Monday, January 30, 2006

Doyle (D, WI) Tight-Lipped on Donation Probes

(Gov) Doyle (D, WI) Tight-Lipped on Donation Probes ^ | December 21, 2005 | David Callendar
Posted on 12/21/2005 1:14:52 PM PST by Diana in Wisconsin

(Scope may widen over travel, nuke contracts...)

Gov. Jim Doyle today would not say whether he has spoken with investigators probing possible ties between donations to his re-election campaign and controversial decisions by his administration.

"I'm not going to comment. It doesn't mean I have or haven't," he said when questioned by reporters at a bill-signing ceremony. "It'd be for the investigators to talk about."

A source familiar with the investigation confirmed today that state and federal authorities are looking at the timing of campaign donations to Doyle by interest groups and key decisions by state agencies under his authority, including the awarding of a multi-year travel contract and the approval by the Public Service Commission of the sale of the Kewaunee nuclear plant.

The source indicated that the probe may extend beyond those two decisions.

Doyle has come under fire on both cases already.

He received more than $10,000 in campaign donations from officials from Adelman Travel, which was awarded a five-year contract to exclusively handle the state's travel arrangements, shortly after the state Department of Administration approved the contract.

Doyle and administration officials have responded that Adelman Travel was the low bidder on the contract, but some employees have said they felt pressured to award the contract to the firm.

Attorney General Peg Lautenschlager announced last month that the state Justice Department, along with the Dane County District Attorney's Office and the U.S. Attorney's Office in Milwaukee, would conduct a joint investigation whether the contract were awarded on the basis of so-called "pay-to-play" practices.

A source familiar with the investigation confirmed today that the probe has expanded to include contributions linked to the sale of the Kewaunee plant.

Lautenschlager announced earlier this month that she was examining whether state Public Service Commission officials violated the open meetings law by discussing the sale with parties involved in the sale.

Justice Department spokesman Kelly Kennedy declined to comment on the status of either probe. "We really cannot comment on the scope of an ongoing investigation," he said.

Doyle has also come under fire from the nonpartisan Wisconsin Democracy Campaign for the timing of donations to his reelection campaign just as officials from the Public Service Commission were voting on the sale of the power plant.

Doyle said today he has no influence over the commission's decisions.

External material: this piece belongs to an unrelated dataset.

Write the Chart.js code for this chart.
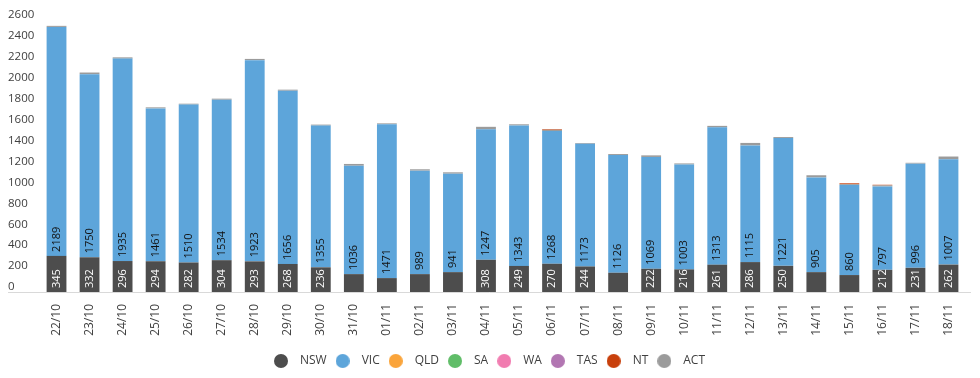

"The Public Service Commission is a completely independent body," he said. "It makes independent decisions based on the record. I do not make the decisions of the Public Service Commission. They make the decisions," he said.

The governor does, however, appoint members of the Public Service Commission, and two of his appointees - former state Sen. Mark Meyer and former Doyle aide Burnie Bridge - initially voted against the sale and then reversed their position last year.

Campaign finance records compiled by the Democracy Campaign indicate, however, that officials from the owners of the plant - Alliant Energy and Wisconsin Public Service - gave more than $41,000 to Doyle after they first announced plans to sell it to Virginia-based Dominion Resources in 2003.